- [Given problem] Return nothing but the lines from the one with "Write the matplotlib code for this chart." through the one with "plt.rcParams['font.family'] = ['Liberation" in the data below, word for word and without pictures.

[Stored data]
--------
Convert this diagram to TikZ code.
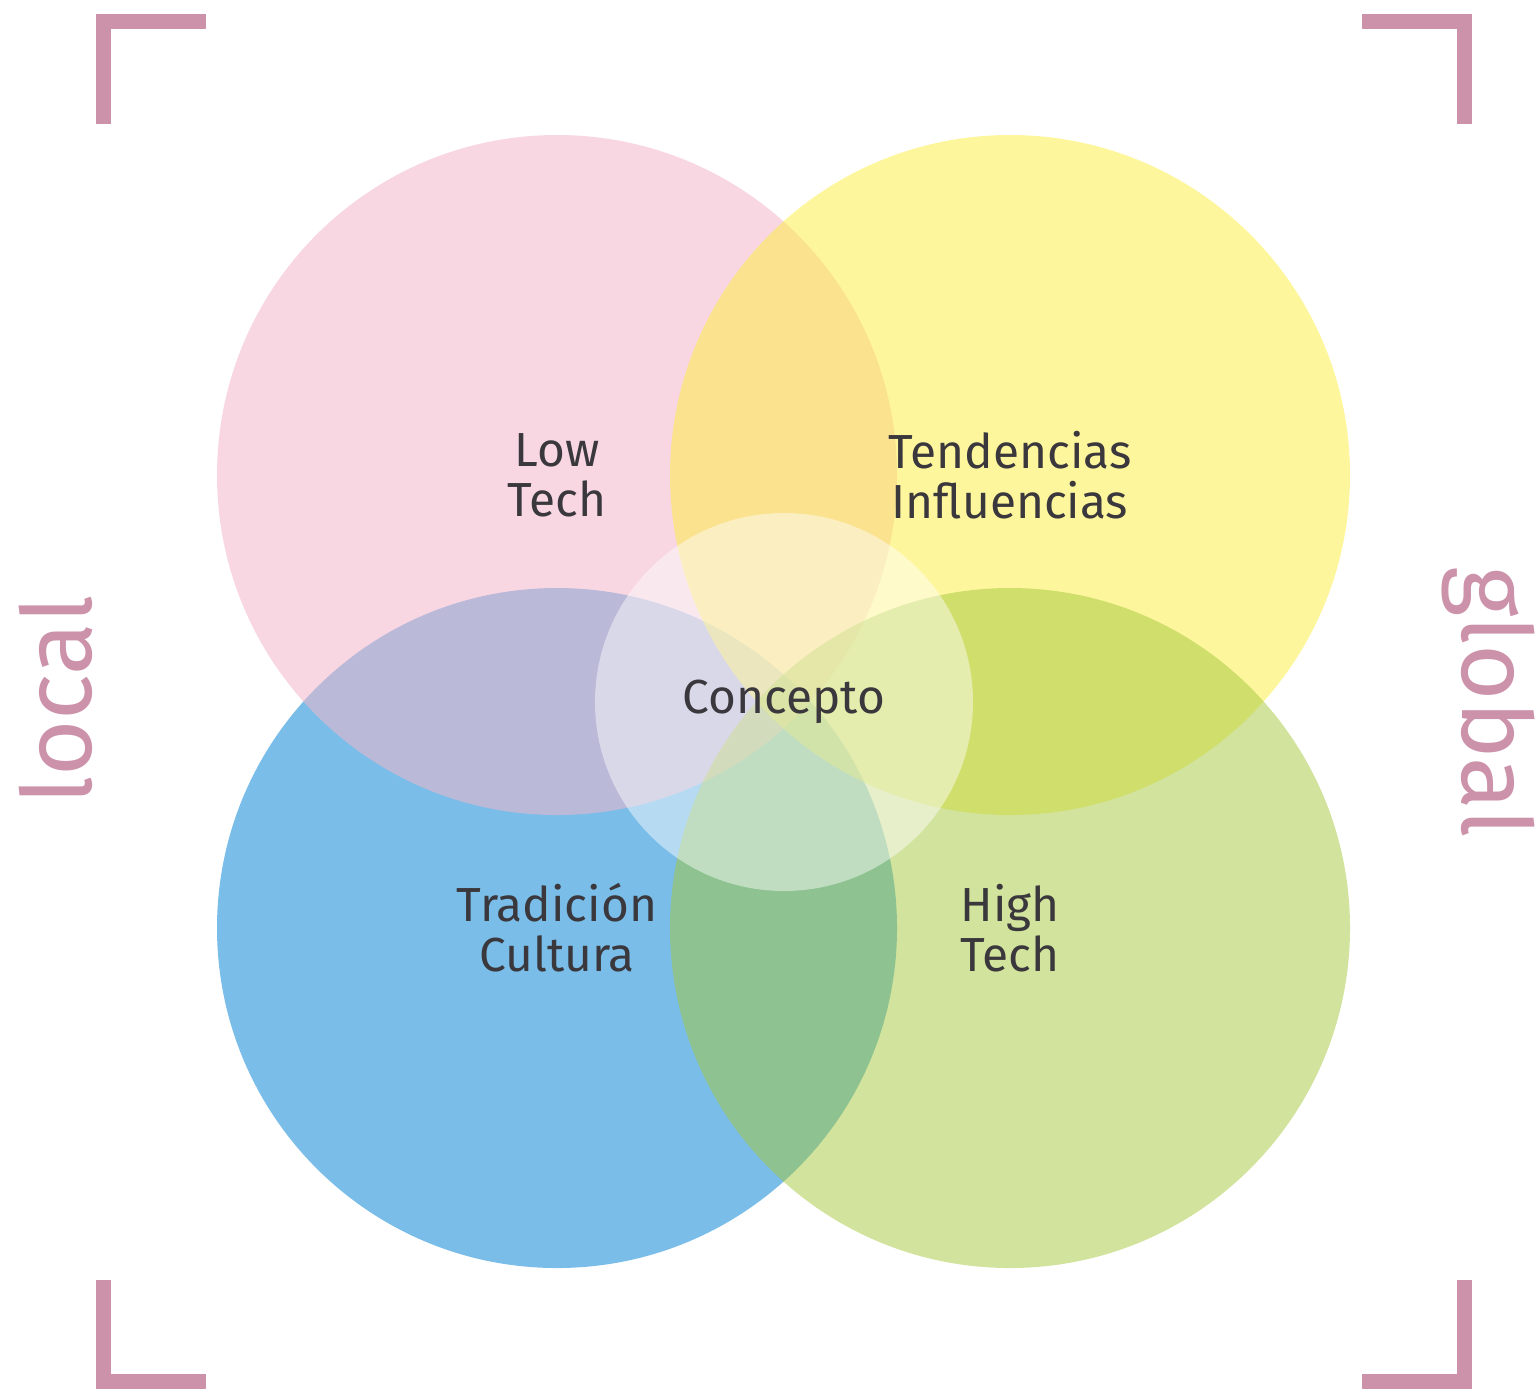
\documentclass[tikz,border=0pt]{standalone}
\usepackage{fontspec}
\setmainfont{Fira Sans}
\usepackage{tikz}
\definecolor{pinkc}{RGB}{242,182,204}
\definecolor{yellowc}{RGB}{252,238,60}
\definecolor{bluec}{RGB}{122,189,232}
\definecolor{greenc}{RGB}{163,199,57}
\definecolor{mauve}{RGB}{204,146,170}
\definecolor{txt}{RGB}{58,56,60}
\begin{document}
\begin{tikzpicture}[x=1cm, y=1cm,
        blob/.style={fill opacity=0.5},
        lbl/.style={align=center, text=txt, font=\fontsize{13.6}{14.2}\selectfont, inner sep=0pt},
        side/.style={text=mauve, font=\fontsize{27.5}{28}\selectfont, inner sep=0pt},
        bracket/.style={draw=mauve, line width=0.15cm}]
                        \useasboundingbox (0, 0) rectangle (15.37, -13.91);
                        \fill[color=bluec] (5.57, -9.28) circle (3.40);
                        \fill[color=pinkc, fill opacity=0.55] (5.57, -4.75) circle (3.40);
                        \fill[color=yellowc, blob] (10.10, -4.75) circle (3.40);
                        \fill[color=greenc, blob] (10.10, -9.28) circle (3.40);
                        \fill[color=white, fill opacity=0.45] (7.84, -7.02) circle (1.89);
                        \draw[bracket] (1.035, -1.235) -- (1.035, -0.215) -- (2.055, -0.215);
                        \draw[bracket] (13.62, -0.215) -- (14.645, -0.215) -- (14.645, -1.235);
                        \draw[bracket] (1.035, -12.80) -- (1.035, -13.815) -- (2.06, -13.815);
                        \draw[bracket] (13.62, -13.815) -- (14.645, -13.815) -- (14.645, -12.80);
                        \node[lbl] (low) at (5.57, -4.75){Low\\Tech};
                        \node[lbl] (tend) at (10.10, -4.75){Tendencias\\Influencias};
                        \node[lbl] (trad) at (5.57, -9.28){Tradición\\Cultura};
                        \node[lbl] (high) at (10.10, -9.28){High\\Tech};
                        \node[lbl] (conc) at (7.84, -7.02){Concepto};
                        \node[side, rotate=90] (loc) at (0.56, -7.00){local};
                        \node[side, rotate=-90] (glob) at (14.88, -7.02){global};
                \end{tikzpicture}
\end{document}
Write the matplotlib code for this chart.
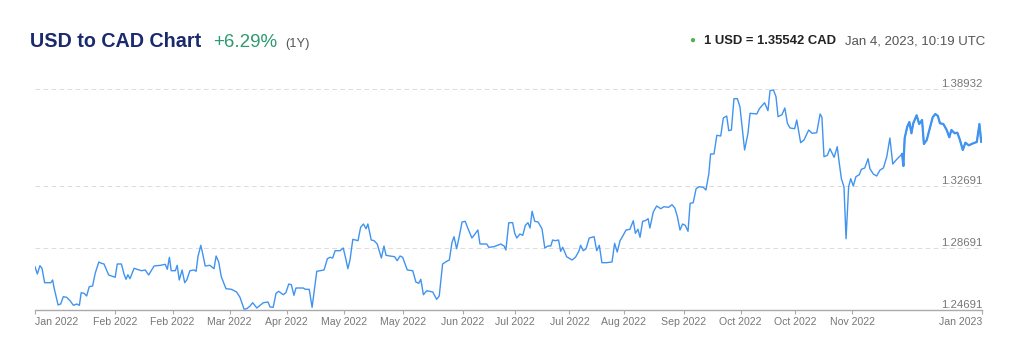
import numpy as np
import pandas as pd
import matplotlib
matplotlib.use("Agg")
import matplotlib.pyplot as plt

plt.rcParams['font.family'] = ['Liberation Sans', 'DejaVu Sans']

# days since 2022-01-04 and USD/CAD rate
days = [0.0, 0.9, 1.9, 2.7, 3.7, 6.1, 6.8, 7.3, 8.9, 9.9, 10.9, 12.2, 13.5, 14.8, 16.1, 17.1,
        17.8, 18.9, 19.9, 20.9, 22.2, 23.2, 24.6, 25.6, 26.6, 28.4, 30.9, 31.7, 33.3, 34.3, 35.1,
        35.8, 36.6, 38.2, 39.4, 41.0, 42.5, 43.8, 45.9, 48.4, 50.2, 51.0, 51.8, 52.5, 54.1, 54.8,
        55.6, 56.7, 57.7, 58.5, 59.7, 61.3, 62.1, 62.8, 63.9, 64.6, 65.6, 67.4, 69.0, 69.8, 70.8,
        71.8, 73.6, 75.7, 77.7, 79.0, 80.6, 81.6, 82.9, 83.9, 85.5, 88.0, 89.8, 90.6, 91.8, 92.9,
        93.9, 95.7, 96.7, 97.8, 98.8, 99.8, 100.6, 103.4, 104.2, 105.7, 106.8, 108.6, 109.8, 111.4,
        112.7, 113.7, 114.7, 115.7, 117.6, 118.8, 119.6, 120.6, 121.4, 122.5, 123.5, 124.5, 125.5,
        126.6, 127.6, 128.3, 129.6, 130.7, 131.9, 133.5, 134.5, 135.3, 136.8, 138.6, 139.6, 140.7,
        141.7, 143.5, 145.6, 146.8, 147.9, 148.7, 149.7, 151.0, 153.3, 154.8, 155.8, 157.1, 158.7,
        159.7, 160.7, 161.5, 162.5, 163.5, 164.6, 165.8, 166.9, 168.4, 169.2, 170.7, 171.5, 174.1,
        174.9, 176.9, 178.2, 179.5, 180.8, 181.5, 182.6, 184.1, 184.9, 185.7, 186.9, 188.0, 189.0,
        190.0, 190.8, 191.6, 192.6, 193.9, 195.4, 196.5, 197.7, 198.8, 199.5, 200.5, 201.8, 202.6,
        203.4, 204.9, 207.0, 208.3, 209.6, 210.3, 211.3, 212.4, 213.6, 215.5, 216.5, 217.5, 218.5,
        220.3, 222.4, 223.4, 224.4, 225.5, 226.7, 227.8, 229.3, 230.6, 231.4, 232.4, 233.2, 234.2,
        235.2, 236.3, 237.0, 238.3, 239.6, 241.2, 242.4, 244.2, 245.5, 246.6, 247.6, 248.6, 249.6,
        250.6, 251.7, 252.5, 253.7, 254.8, 256.0, 257.6, 258.6, 259.7, 260.4, 261.7, 262.8, 264.3,
        265.3, 266.6, 267.4, 268.4, 269.4, 270.7, 271.7, 273.5, 274.8, 275.6, 278.2, 279.2, 281.2,
        282.5, 283.3, 284.6, 285.6, 286.4, 287.9, 289.0, 290.0, 291.0, 292.8, 293.6, 295.1, 296.4,
        298.2, 299.5, 301.3, 302.6, 303.3, 304.1, 305.4, 306.4, 308.0, 309.2, 310.0, 310.8, 311.8,
        312.6, 313.6, 314.4, 315.4, 316.4, 317.7, 318.5, 319.8, 321.1, 321.8, 323.1, 324.4, 325.7,
        327.0, 328.3, 329.5, 330.6, 331.9, 332.9, 334.2, 334.7, 335.2, 336.2, 337.0, 337.8, 338.5,
        339.8, 340.8, 341.9, 342.6, 343.7, 344.7, 346.0, 347.0, 348.0, 348.8, 350.1, 351.4, 352.4,
        353.2, 354.5, 355.5, 356.5, 357.6, 358.6, 359.9, 361.6, 363.0, 364.0, 364.7]

rates = [1.27485, 1.27014, 1.27549, 1.27381, 1.26452, 1.26452, 1.26626, 1.26156, 1.25014, 1.25078,
         1.25549, 1.25510, 1.25291, 1.24994, 1.25078, 1.24994, 1.25807, 1.25768, 1.25594, 1.26194,
         1.26239, 1.27059, 1.27788, 1.27704, 1.27659, 1.26949, 1.26801, 1.27659, 1.27659, 1.27014,
         1.26672, 1.26968, 1.26710, 1.27381, 1.27317, 1.27226, 1.27272, 1.26949, 1.27530, 1.27575,
         1.27639, 1.27317, 1.28091, 1.27226, 1.27226, 1.27575, 1.26626, 1.27272, 1.26452, 1.26626,
         1.27226, 1.27272, 1.27188, 1.28130, 1.28865, 1.28349, 1.27530, 1.27575, 1.27356, 1.28175,
         1.27788, 1.26839, 1.26065, 1.26026, 1.25852, 1.25510, 1.24736, 1.24775, 1.24949, 1.25162,
         1.24820, 1.25162, 1.25207, 1.24885, 1.24865, 1.25768, 1.25897, 1.25678, 1.25807, 1.26368,
         1.26323, 1.25639, 1.26110, 1.26110, 1.26026, 1.26026, 1.24865, 1.27188, 1.27226, 1.27272,
         1.28001, 1.28091, 1.28046, 1.28517, 1.28517, 1.28691, 1.28130, 1.27356, 1.27917, 1.29252,
         1.29207, 1.29162, 1.30026, 1.30239, 1.29936, 1.30239, 1.29207, 1.29162, 1.28949, 1.28046,
         1.28820, 1.28220, 1.28175, 1.28130, 1.27872, 1.28175, 1.28091, 1.27272, 1.27226, 1.26497,
         1.26414, 1.26672, 1.25678, 1.25936, 1.25852, 1.25381, 1.25594, 1.27659, 1.27833, 1.27917,
         1.29033, 1.29420, 1.28646, 1.29420, 1.30368, 1.30414, 1.29936, 1.29336, 1.29510, 1.29852,
         1.28949, 1.28949, 1.28736, 1.28775, 1.28865, 1.28949, 1.28820, 1.28562, 1.30323, 1.30323,
         1.29639, 1.29336, 1.29594, 1.29510, 1.30156, 1.30323, 1.29981, 1.31059, 1.30414, 1.30368,
         1.29936, 1.28691, 1.28820, 1.28820, 1.29207, 1.29162, 1.29207, 1.28478, 1.28736, 1.28130,
         1.27917, 1.28091, 1.28478, 1.28865, 1.28517, 1.28646, 1.29336, 1.29420, 1.28517, 1.28865,
         1.27743, 1.27743, 1.27788, 1.28994, 1.28433, 1.29162, 1.29510, 1.29852, 1.29897, 1.30452,
         1.29639, 1.29897, 1.29381, 1.30414, 1.30452, 1.30581, 1.29981, 1.31014, 1.31401, 1.31226,
         1.31356, 1.31317, 1.31485, 1.31272, 1.30710, 1.29852, 1.30239, 1.30156, 1.29768, 1.31575,
         1.31614, 1.32517, 1.32646, 1.32607, 1.32433, 1.33465, 1.34756, 1.34756, 1.35962, 1.35917,
         1.37078, 1.37207, 1.36259, 1.36304, 1.38323, 1.38323, 1.37807, 1.35014, 1.36091, 1.37381,
         1.37336, 1.37678, 1.38065, 1.37549, 1.38839, 1.38885, 1.38452, 1.37162, 1.37291, 1.37723,
         1.36736, 1.36433, 1.36388, 1.36949, 1.35485, 1.35659, 1.36304, 1.36091, 1.36130, 1.37336,
         1.37123, 1.34581, 1.34671, 1.35097, 1.34543, 1.35226, 1.34156, 1.33162, 1.32646, 1.29291,
         1.32646, 1.33162, 1.32691, 1.33291, 1.33420, 1.33768, 1.33852, 1.34452, 1.33807, 1.33465,
         1.33336, 1.33723, 1.33852, 1.34581, 1.35788, 1.34110, 1.34368, 1.34543, 1.34756, 1.33981,
         1.35788, 1.36517, 1.36820, 1.36091, 1.36736, 1.37252, 1.36691, 1.36949, 1.35401, 1.35659,
         1.36304, 1.37123, 1.37336, 1.37207, 1.36736, 1.36691, 1.36304, 1.35833, 1.36304, 1.36091,
         1.36130, 1.35659, 1.35014, 1.35485, 1.35317, 1.35446, 1.35530, 1.36691, 1.35542]

y_ticks = [1.24691, 1.28691, 1.32691, 1.38932]
tick_dates = ["2022-01-04", "2022-02-04", "2022-02-26", "2022-03-20", "2022-04-11", "2022-05-03",
              "2022-05-26", "2022-06-18", "2022-07-08", "2022-07-29", "2022-08-19", "2022-09-11",
              "2022-10-03", "2022-10-24", "2022-11-15", "2023-01-04"]
tick_labels = ["Jan 2022", "Feb 2022", "Feb 2022", "Mar 2022", "Apr 2022", "May 2022", "May 2022",
               "Jun 2022", "Jul 2022", "Jul 2022", "Aug 2022", "Sep 2022", "Oct 2022", "Oct 2022",
               "Nov 2022", "Jan 2023"]

start = pd.Timestamp("2022-01-04")
dates = start + pd.to_timedelta(days, unit="D")
d = np.array(days)
r = np.array(rates)

fig = plt.figure(figsize=(10.24, 3.47), dpi=100)
ax = fig.add_axes([35 / 1024, 0.10663, 947 / 1024, 0.6481])

line_color = "#4193f0"
ax.plot(dates, r, color=line_color, lw=1.0)
# intraday part at the end is drawn denser
late = d >= 334
ax.plot(dates[late], r[late], color=line_color, lw=1.6)

ax.set_xlim(start, pd.Timestamp("2023-01-04"))
ax.set_ylim(1.24691, 1.392)

ax.set_yticks(y_ticks)
ax.yaxis.grid(True, color="#dddddd", lw=0.75, linestyle=(0, (4.5, 3.2)))
ax.tick_params(axis="y", length=0, labelleft=False)
for v in y_ticks:
    ax.text(1.0, v, f"{v:.5f}", transform=ax.get_yaxis_transform(), ha="right", va="bottom",
            fontsize=8.2, color="#777777")

ax.set_xticks(pd.to_datetime(tick_dates))
ax.set_xticklabels(tick_labels)
ax.tick_params(axis="x", length=3, width=0.8, color="#aaaaaa", labelsize=7.6,
               labelcolor="#777777", pad=2)
labels = ax.get_xticklabels()
labels[0].set_ha("left")
labels[-1].set_ha("right")

for s in ["left", "top", "right"]:
    ax.spines[s].set_visible(False)
ax.spines["bottom"].set_color("#aaaaaa")
ax.spines["bottom"].set_linewidth(1.0)

# header
H = 347
fig.text(30.5 / 1024, 1 - 47 / H, "USD to CAD Chart", fontsize=14.2, fontweight="bold",
         color="#1a2a6c", va="baseline")
fig.text(213 / 1024, 1 - 47 / H, "+6.29%", fontsize=13.5, color="#2e9a72", va="baseline")
fig.text(285 / 1024, 1 - 47 / H, "(1Y)", fontsize=9.3, color="#555555", va="baseline")

fig.text(692 / 1024, 1 - 40 / H, "\u25cf", fontsize=7, color="#4caf50", ha="center", va="center")
fig.text(704 / 1024, 1 - 44 / H, "1 USD = 1.35542 CAD", fontsize=9.4, fontweight="bold",
         color="#222222", va="baseline")
fig.text(985 / 1024, 1 - 44 / H, "Jan 4, 2023, 10:19 UTC", fontsize=9.5, color="#555555",
         ha="right", va="baseline")

fig.savefig("out.png", dpi=100, facecolor="white")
--------
- [Expected output]
Write the matplotlib code for this chart.
import numpy as np
import pandas as pd
import matplotlib
matplotlib.use("Agg")
import matplotlib.pyplot as plt

plt.rcParams['font.family'] = ['Liberation Sans', 'DejaVu Sans']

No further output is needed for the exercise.